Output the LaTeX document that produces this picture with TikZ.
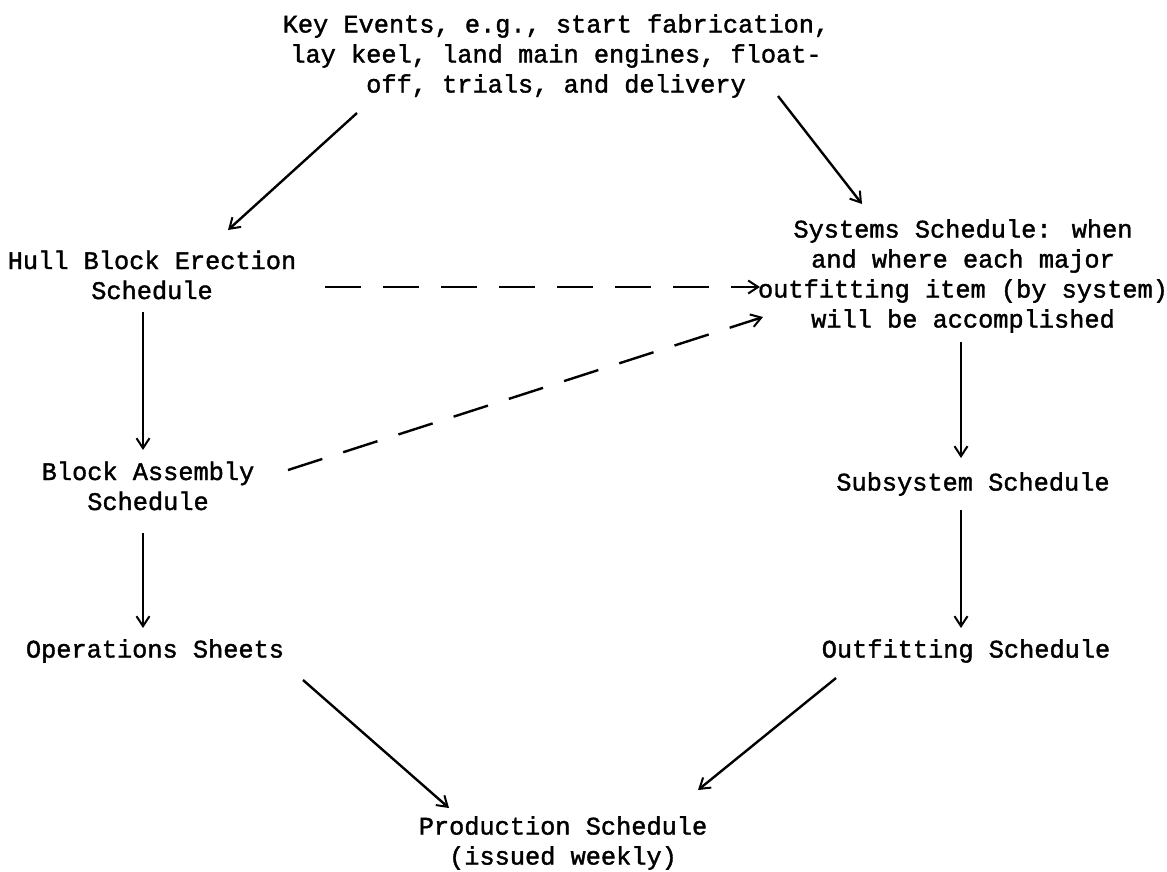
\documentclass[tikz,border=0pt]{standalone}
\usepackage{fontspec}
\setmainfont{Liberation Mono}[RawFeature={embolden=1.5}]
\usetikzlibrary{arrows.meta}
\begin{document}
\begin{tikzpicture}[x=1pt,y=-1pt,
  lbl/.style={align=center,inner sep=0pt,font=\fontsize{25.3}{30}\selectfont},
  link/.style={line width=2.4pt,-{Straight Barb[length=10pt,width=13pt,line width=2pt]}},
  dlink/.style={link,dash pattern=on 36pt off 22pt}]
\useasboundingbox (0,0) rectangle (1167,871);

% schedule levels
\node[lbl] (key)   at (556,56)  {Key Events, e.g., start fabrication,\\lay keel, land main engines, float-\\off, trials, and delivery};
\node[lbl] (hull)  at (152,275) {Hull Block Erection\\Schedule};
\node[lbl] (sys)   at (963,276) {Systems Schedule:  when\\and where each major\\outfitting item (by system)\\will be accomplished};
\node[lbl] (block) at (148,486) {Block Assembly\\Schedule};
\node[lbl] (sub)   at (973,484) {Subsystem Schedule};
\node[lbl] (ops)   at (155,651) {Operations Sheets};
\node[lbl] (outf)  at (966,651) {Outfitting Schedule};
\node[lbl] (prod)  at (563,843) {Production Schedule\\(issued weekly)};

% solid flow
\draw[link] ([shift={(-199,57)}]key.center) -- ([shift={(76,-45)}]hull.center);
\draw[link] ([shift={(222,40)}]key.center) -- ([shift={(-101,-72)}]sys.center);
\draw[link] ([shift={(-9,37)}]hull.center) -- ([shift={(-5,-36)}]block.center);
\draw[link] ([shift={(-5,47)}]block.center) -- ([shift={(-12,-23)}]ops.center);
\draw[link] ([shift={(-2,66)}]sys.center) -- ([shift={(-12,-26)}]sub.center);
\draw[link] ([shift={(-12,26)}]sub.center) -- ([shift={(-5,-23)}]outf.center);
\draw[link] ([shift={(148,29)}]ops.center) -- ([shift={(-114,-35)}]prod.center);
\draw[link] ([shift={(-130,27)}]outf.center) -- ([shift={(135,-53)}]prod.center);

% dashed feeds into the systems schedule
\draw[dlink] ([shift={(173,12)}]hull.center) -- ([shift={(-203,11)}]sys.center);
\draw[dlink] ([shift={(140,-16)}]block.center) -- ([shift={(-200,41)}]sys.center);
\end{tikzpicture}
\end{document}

[GIVEN EXERCISE]: Print the data above verbatim from the first line through the line holding "(0,0) rectangle (1167,871);", leaving every picture out.

[EXPECTED OUTPUT]:
Output the LaTeX document that produces this picture with TikZ.
\documentclass[tikz,border=0pt]{standalone}
\usepackage{fontspec}
\setmainfont{Liberation Mono}[RawFeature={embolden=1.5}]
\usetikzlibrary{arrows.meta}
\begin{document}
\begin{tikzpicture}[x=1pt,y=-1pt,
  lbl/.style={align=center,inner sep=0pt,font=\fontsize{25.3}{30}\selectfont},
  link/.style={line width=2.4pt,-{Straight Barb[length=10pt,width=13pt,line width=2pt]}},
  dlink/.style={link,dash pattern=on 36pt off 22pt}]
\useasboundingbox (0,0) rectangle (1167,871);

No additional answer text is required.